‘Since we’ve been in government, we didn’t come up with any policies which increased development’ – PM
Prime Minister Robert Abela on Wednesday said that since it’s been in government, the Labour Party did not implement any planning policies which increased construction development around the country.
Abela was asked by journalists on Wednesday what his government had done to address the 2006 rationalisation exercise which he has, time and time again, described as the act which has caused the greatest environmental to Malta this century.
“Since we’ve been in government, we didn’t implement any policies which increased development,” Abela said.
He said that the reality is that the government had its hands tied by a legal framework from 2006, which he said had led to ODZ land the size of Siggiewi and which, he added, was drafted by the person who is now Bernard Grech’s right-hand man.
However, he said, the government’s “new priority” is to protect the environment, while allowing the economic wheel to turn.
Asked what he would be doing to reverse such a policy though, Abela said that changing the rationalisation exercise would “expose the country to enormous damages”, wherein anyone with a property on such land would take the government to court for compensation because it would not be developable anymore.
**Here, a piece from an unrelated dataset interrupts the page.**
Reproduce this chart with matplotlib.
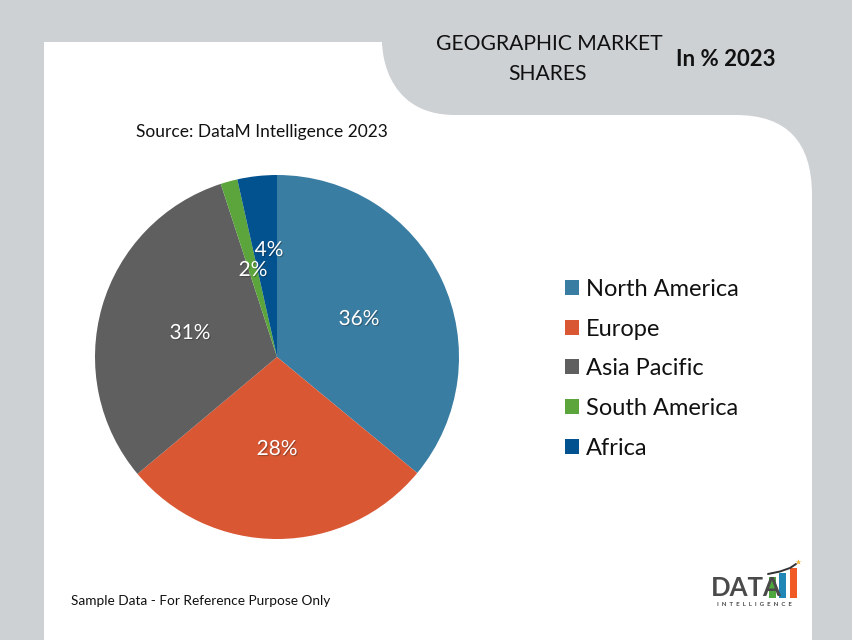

He pointed out how the PN has not included any such measure in its own manifesto either.
“But still, I must say that the authorities concerned need to apply their policies in such a manner that it is within the context of the government’s new environmental priorities. We cannot continue to stretch our policies beyond the realms of reason,” Abela said.
Asked about statements he made about the Labour Party and good governance and whether he is comfortable having people like Rosianne Cutajar and Edward Zammit Lewis as candidates despite their own scandals meanwhile, Abela said that his government had always acted when there was a case of bad governance.
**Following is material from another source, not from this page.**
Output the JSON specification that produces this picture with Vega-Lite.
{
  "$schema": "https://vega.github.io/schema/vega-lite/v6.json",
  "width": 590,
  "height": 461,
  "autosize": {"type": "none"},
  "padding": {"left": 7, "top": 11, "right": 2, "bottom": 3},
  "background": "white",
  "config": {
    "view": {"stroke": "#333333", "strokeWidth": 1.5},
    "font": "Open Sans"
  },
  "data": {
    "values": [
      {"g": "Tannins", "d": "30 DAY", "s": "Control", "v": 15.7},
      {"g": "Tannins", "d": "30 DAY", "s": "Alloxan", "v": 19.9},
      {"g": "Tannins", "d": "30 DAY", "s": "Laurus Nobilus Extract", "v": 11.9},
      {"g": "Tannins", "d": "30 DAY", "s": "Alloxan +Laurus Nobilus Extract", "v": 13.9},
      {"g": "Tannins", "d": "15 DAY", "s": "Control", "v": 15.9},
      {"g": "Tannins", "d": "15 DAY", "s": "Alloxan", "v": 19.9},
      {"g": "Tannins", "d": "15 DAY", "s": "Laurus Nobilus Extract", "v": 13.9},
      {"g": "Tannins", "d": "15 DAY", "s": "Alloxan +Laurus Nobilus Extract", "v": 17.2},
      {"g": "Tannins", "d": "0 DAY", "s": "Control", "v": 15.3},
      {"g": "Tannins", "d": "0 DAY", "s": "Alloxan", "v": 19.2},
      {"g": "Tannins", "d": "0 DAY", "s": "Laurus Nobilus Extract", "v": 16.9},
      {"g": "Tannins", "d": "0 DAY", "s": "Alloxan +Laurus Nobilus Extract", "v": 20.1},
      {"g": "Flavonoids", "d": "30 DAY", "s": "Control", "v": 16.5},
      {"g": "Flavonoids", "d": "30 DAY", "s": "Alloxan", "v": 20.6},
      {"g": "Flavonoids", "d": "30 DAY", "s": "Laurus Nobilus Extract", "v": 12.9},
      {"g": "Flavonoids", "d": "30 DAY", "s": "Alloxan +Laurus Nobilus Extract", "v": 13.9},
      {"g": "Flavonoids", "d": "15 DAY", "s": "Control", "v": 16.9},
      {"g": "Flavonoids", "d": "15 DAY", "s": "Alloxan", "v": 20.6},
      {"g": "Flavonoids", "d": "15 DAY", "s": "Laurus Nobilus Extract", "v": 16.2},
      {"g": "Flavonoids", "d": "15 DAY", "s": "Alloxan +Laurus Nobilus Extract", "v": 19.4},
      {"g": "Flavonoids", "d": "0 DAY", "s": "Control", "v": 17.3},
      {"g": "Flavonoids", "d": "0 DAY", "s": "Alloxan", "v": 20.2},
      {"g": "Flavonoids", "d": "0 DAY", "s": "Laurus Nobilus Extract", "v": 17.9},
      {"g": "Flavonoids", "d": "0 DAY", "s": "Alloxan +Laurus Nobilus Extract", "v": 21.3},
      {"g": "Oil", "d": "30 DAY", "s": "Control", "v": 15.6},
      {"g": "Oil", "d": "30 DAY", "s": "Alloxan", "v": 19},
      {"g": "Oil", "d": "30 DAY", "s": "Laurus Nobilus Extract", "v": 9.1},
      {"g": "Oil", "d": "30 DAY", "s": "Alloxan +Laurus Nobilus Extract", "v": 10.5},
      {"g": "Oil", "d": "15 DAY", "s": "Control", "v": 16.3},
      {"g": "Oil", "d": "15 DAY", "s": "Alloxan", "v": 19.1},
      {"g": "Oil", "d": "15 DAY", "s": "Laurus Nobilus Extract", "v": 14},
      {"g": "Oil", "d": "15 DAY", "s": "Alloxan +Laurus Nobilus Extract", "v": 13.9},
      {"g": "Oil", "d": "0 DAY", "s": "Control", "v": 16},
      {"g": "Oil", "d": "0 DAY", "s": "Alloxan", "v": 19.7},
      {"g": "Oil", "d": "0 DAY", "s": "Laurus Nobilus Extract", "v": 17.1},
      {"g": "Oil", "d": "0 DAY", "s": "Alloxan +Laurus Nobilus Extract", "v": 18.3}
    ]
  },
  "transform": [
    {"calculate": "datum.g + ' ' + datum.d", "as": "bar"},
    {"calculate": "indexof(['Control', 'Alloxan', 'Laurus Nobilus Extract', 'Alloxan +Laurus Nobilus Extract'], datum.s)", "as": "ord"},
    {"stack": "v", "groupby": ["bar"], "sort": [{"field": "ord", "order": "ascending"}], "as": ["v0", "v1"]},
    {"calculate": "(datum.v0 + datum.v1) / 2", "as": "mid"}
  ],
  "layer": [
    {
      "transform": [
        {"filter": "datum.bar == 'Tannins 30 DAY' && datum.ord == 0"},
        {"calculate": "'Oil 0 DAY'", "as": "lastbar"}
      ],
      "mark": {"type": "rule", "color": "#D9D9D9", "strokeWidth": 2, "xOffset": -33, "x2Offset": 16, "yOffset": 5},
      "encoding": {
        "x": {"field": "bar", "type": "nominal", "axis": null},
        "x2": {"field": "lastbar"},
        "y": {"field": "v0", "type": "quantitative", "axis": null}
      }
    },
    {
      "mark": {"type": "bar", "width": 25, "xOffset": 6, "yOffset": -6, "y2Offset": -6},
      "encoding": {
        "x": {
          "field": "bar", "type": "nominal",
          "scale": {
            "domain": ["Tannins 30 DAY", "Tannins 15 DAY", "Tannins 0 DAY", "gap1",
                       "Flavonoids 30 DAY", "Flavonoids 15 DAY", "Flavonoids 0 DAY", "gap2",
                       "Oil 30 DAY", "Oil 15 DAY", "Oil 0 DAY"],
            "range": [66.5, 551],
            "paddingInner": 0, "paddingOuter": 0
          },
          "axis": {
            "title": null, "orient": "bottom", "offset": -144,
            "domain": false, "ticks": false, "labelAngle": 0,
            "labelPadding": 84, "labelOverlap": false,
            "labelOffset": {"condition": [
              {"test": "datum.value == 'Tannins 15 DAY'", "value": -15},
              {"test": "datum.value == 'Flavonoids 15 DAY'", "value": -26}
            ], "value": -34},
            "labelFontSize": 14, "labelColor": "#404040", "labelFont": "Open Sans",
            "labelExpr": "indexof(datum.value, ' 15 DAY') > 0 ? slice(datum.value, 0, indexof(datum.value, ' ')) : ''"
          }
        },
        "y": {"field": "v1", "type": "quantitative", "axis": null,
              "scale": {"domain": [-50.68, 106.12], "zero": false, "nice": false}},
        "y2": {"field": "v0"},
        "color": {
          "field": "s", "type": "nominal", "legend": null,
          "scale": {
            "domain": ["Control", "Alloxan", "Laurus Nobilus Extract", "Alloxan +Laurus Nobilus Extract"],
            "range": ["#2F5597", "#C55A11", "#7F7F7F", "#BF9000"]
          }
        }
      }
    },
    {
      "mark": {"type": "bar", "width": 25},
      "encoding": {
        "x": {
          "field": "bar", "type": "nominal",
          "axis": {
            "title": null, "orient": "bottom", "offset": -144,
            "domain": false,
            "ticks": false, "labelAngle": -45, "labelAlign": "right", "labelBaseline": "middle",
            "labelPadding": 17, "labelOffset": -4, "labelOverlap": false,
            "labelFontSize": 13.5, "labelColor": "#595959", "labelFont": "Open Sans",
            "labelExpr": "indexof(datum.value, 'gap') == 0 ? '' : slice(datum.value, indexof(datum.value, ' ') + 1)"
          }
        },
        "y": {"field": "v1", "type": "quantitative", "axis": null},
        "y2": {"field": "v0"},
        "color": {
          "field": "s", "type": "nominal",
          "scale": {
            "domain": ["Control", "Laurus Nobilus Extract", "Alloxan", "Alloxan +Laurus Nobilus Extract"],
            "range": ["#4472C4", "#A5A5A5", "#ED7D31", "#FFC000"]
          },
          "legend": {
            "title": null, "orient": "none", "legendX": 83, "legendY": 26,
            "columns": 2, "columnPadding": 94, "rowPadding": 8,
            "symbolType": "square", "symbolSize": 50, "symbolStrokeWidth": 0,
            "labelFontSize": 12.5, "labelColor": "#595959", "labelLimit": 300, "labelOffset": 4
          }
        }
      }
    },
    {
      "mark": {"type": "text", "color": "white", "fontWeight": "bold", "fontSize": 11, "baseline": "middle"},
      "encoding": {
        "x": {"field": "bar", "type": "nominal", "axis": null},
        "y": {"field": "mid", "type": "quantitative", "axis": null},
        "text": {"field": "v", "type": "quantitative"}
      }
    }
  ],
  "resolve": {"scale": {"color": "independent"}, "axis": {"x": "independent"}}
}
“In Rosianne Cutajar’s case, she paid the price as when the Standards Commissioner made his report on her public, she resigned from her role. Now it is up to the people to make their judgement on whether she should be elected,” he said.
Cutajar had resigned after an investigation by Standards Commissioner George Hyzler over a failed property deal involving Yorgen Fenech. Hyzler had found that Cutajar breached ethics when she acted as a broker and had “more likely than not” received a €46,000 fee. She had also failed to declare a €9,000 gift she had received from Fenech.
Earlier this week, it was reported that she received €28,000 as a terminal benefit as part of an agreement that is in place for resigning ministers and parliamentary secretaries – something which Abela hinted that he did not agree with.